───── PROVIDED DATA

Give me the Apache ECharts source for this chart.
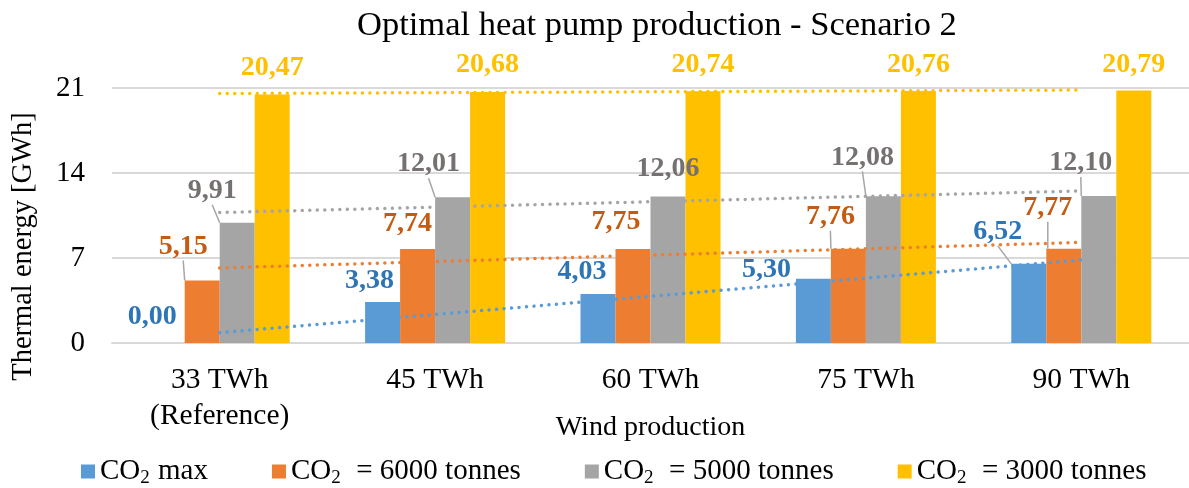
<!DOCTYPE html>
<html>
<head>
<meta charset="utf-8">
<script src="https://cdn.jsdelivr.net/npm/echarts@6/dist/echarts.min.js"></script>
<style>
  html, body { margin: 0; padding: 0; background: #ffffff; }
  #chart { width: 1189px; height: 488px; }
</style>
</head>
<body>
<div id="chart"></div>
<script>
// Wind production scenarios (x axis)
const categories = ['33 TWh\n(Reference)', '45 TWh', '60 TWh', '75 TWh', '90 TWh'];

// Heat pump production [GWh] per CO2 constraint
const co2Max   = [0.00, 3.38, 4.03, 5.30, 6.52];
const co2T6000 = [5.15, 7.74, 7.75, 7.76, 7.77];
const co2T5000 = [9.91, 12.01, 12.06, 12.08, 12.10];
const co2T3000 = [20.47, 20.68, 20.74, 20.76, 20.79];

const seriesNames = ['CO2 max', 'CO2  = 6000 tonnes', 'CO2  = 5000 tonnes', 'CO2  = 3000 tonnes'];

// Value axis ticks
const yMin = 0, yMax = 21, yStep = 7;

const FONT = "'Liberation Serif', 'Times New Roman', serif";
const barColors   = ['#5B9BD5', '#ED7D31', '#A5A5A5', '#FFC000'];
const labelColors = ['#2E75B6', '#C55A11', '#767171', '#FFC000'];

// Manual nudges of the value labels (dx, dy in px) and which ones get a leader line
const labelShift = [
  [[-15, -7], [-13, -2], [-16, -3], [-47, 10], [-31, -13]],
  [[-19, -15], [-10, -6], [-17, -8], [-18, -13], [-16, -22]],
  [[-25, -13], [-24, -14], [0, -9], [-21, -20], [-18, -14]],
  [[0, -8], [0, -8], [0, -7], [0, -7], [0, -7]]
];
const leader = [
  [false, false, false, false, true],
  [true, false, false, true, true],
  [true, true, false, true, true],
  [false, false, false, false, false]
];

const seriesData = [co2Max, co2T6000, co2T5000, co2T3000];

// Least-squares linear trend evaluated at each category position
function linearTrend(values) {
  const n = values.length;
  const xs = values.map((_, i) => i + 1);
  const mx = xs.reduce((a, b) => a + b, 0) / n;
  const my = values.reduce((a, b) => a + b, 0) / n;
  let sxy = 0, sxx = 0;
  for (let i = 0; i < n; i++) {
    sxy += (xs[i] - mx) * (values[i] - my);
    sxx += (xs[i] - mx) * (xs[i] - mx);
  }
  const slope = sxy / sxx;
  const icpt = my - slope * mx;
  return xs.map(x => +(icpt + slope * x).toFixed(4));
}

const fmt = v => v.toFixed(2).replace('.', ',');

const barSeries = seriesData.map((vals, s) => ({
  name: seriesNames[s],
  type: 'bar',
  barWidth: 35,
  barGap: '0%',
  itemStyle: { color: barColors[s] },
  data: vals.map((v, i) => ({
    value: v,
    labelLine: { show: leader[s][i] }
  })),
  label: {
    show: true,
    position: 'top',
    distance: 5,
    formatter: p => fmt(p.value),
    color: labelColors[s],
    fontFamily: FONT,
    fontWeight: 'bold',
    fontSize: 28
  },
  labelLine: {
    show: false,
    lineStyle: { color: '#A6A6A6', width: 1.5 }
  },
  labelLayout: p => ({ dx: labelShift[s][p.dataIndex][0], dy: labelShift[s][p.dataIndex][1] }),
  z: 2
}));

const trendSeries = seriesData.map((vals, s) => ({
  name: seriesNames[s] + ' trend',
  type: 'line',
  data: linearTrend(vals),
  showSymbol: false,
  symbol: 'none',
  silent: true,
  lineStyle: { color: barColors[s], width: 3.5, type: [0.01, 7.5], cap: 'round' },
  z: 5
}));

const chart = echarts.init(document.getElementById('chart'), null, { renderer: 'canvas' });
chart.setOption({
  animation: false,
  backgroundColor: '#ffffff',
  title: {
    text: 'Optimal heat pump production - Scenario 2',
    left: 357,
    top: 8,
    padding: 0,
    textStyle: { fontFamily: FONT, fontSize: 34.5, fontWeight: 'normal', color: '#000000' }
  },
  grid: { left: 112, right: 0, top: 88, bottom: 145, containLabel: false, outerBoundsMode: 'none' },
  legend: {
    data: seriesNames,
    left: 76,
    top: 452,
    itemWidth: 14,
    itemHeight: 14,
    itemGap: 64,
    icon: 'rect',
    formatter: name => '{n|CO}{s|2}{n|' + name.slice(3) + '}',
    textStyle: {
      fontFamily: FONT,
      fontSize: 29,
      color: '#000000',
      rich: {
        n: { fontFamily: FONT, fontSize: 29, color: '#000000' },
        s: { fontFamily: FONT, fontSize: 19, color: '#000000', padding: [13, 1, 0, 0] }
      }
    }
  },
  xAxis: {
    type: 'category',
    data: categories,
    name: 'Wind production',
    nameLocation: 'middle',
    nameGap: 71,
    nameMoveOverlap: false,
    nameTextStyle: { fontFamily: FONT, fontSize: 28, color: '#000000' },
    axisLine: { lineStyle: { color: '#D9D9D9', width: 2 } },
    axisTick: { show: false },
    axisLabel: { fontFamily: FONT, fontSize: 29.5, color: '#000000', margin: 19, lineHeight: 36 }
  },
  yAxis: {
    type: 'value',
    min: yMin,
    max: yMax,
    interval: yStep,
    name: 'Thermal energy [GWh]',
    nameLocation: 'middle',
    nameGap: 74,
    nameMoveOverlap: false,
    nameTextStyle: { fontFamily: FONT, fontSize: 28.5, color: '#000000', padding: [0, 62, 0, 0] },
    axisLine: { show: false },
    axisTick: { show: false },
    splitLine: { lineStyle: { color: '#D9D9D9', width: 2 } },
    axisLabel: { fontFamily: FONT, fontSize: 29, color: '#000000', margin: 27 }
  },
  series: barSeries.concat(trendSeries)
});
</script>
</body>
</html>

──────────

WHAT IS NEEDED:
Do not copy the pictures, but repeat every line exactly.

TASK RESULT:
Give me the Apache ECharts source for this chart.
<!DOCTYPE html>
<html>
<head>
<meta charset="utf-8">
<script src="https://cdn.jsdelivr.net/npm/echarts@6/dist/echarts.min.js"></script>
<style>
  html, body { margin: 0; padding: 0; background: #ffffff; }
  #chart { width: 1189px; height: 488px; }
</style>
</head>
<body>
<div id="chart"></div>
<script>
// Wind production scenarios (x axis)
const categories = ['33 TWh\n(Reference)', '45 TWh', '60 TWh', '75 TWh', '90 TWh'];

// Heat pump production [GWh] per CO2 constraint
const co2Max   = [0.00, 3.38, 4.03, 5.30, 6.52];
const co2T6000 = [5.15, 7.74, 7.75, 7.76, 7.77];
const co2T5000 = [9.91, 12.01, 12.06, 12.08, 12.10];
const co2T3000 = [20.47, 20.68, 20.74, 20.76, 20.79];

const seriesNames = ['CO2 max', 'CO2  = 6000 tonnes', 'CO2  = 5000 tonnes', 'CO2  = 3000 tonnes'];

// Value axis ticks
const yMin = 0, yMax = 21, yStep = 7;

const FONT = "'Liberation Serif', 'Times New Roman', serif";
const barColors   = ['#5B9BD5', '#ED7D31', '#A5A5A5', '#FFC000'];
const labelColors = ['#2E75B6', '#C55A11', '#767171', '#FFC000'];

// Manual nudges of the value labels (dx, dy in px) and which ones get a leader line
const labelShift = [
  [[-15, -7], [-13, -2], [-16, -3], [-47, 10], [-31, -13]],
  [[-19, -15], [-10, -6], [-17, -8], [-18, -13], [-16, -22]],
  [[-25, -13], [-24, -14], [0, -9], [-21, -20], [-18, -14]],
  [[0, -8], [0, -8], [0, -7], [0, -7], [0, -7]]
];
const leader = [
  [false, false, false, false, true],
  [true, false, false, true, true],
  [true, true, false, true, true],
  [false, false, false, false, false]
];

const seriesData = [co2Max, co2T6000, co2T5000, co2T3000];

// Least-squares linear trend evaluated at each category position
function linearTrend(values) {
  const n = values.length;
  const xs = values.map((_, i) => i + 1);
  const mx = xs.reduce((a, b) => a + b, 0) / n;
  const my = values.reduce((a, b) => a + b, 0) / n;
  let sxy = 0, sxx = 0;
  for (let i = 0; i < n; i++) {
    sxy += (xs[i] - mx) * (values[i] - my);
    sxx += (xs[i] - mx) * (xs[i] - mx);
  }
  const slope = sxy / sxx;
  const icpt = my - slope * mx;
  return xs.map(x => +(icpt + slope * x).toFixed(4));
}

const fmt = v => v.toFixed(2).replace('.', ',');

const barSeries = seriesData.map((vals, s) => ({
  name: seriesNames[s],
  type: 'bar',
  barWidth: 35,
  barGap: '0%',
  itemStyle: { color: barColors[s] },
  data: vals.map((v, i) => ({
    value: v,
    labelLine: { show: leader[s][i] }
  })),
  label: {
    show: true,
    position: 'top',
    distance: 5,
    formatter: p => fmt(p.value),
    color: labelColors[s],
    fontFamily: FONT,
    fontWeight: 'bold',
    fontSize: 28
  },
  labelLine: {
    show: false,
    lineStyle: { color: '#A6A6A6', width: 1.5 }
  },
  labelLayout: p => ({ dx: labelShift[s][p.dataIndex][0], dy: labelShift[s][p.dataIndex][1] }),
  z: 2
}));

const trendSeries = seriesData.map((vals, s) => ({
  name: seriesNames[s] + ' trend',
  type: 'line',
  data: linearTrend(vals),
  showSymbol: false,
  symbol: 'none',
  silent: true,
  lineStyle: { color: barColors[s], width: 3.5, type: [0.01, 7.5], cap: 'round' },
  z: 5
}));

const chart = echarts.init(document.getElementById('chart'), null, { renderer: 'canvas' });
chart.setOption({
  animation: false,
  backgroundColor: '#ffffff',
  title: {
    text: 'Optimal heat pump production - Scenario 2',
    left: 357,
    top: 8,
    padding: 0,
    textStyle: { fontFamily: FONT, fontSize: 34.5, fontWeight: 'normal', color: '#000000' }
  },
  grid: { left: 112, right: 0, top: 88, bottom: 145, containLabel: false, outerBoundsMode: 'none' },
  legend: {
    data: seriesNames,
    left: 76,
    top: 452,
    itemWidth: 14,
    itemHeight: 14,
    itemGap: 64,
    icon: 'rect',
    formatter: name => '{n|CO}{s|2}{n|' + name.slice(3) + '}',
    textStyle: {
      fontFamily: FONT,
      fontSize: 29,
      color: '#000000',
      rich: {
        n: { fontFamily: FONT, fontSize: 29, color: '#000000' },
        s: { fontFamily: FONT, fontSize: 19, color: '#000000', padding: [13, 1, 0, 0] }
      }
    }
  },
  xAxis: {
    type: 'category',
    data: categories,
    name: 'Wind production',
    nameLocation: 'middle',
    nameGap: 71,
    nameMoveOverlap: false,
    nameTextStyle: { fontFamily: FONT, fontSize: 28, color: '#000000' },
    axisLine: { lineStyle: { color: '#D9D9D9', width: 2 } },
    axisTick: { show: false },
    axisLabel: { fontFamily: FONT, fontSize: 29.5, color: '#000000', margin: 19, lineHeight: 36 }
  },
  yAxis: {
    type: 'value',
    min: yMin,
    max: yMax,
    interval: yStep,
    name: 'Thermal energy [GWh]',
    nameLocation: 'middle',
    nameGap: 74,
    nameMoveOverlap: false,
    nameTextStyle: { fontFamily: FONT, fontSize: 28.5, color: '#000000', padding: [0, 62, 0, 0] },
    axisLine: { show: false },
    axisTick: { show: false },
    splitLine: { lineStyle: { color: '#D9D9D9', width: 2 } },
    axisLabel: { fontFamily: FONT, fontSize: 29, color: '#000000', margin: 27 }
  },
  series: barSeries.concat(trendSeries)
});
</script>
</body>
</html>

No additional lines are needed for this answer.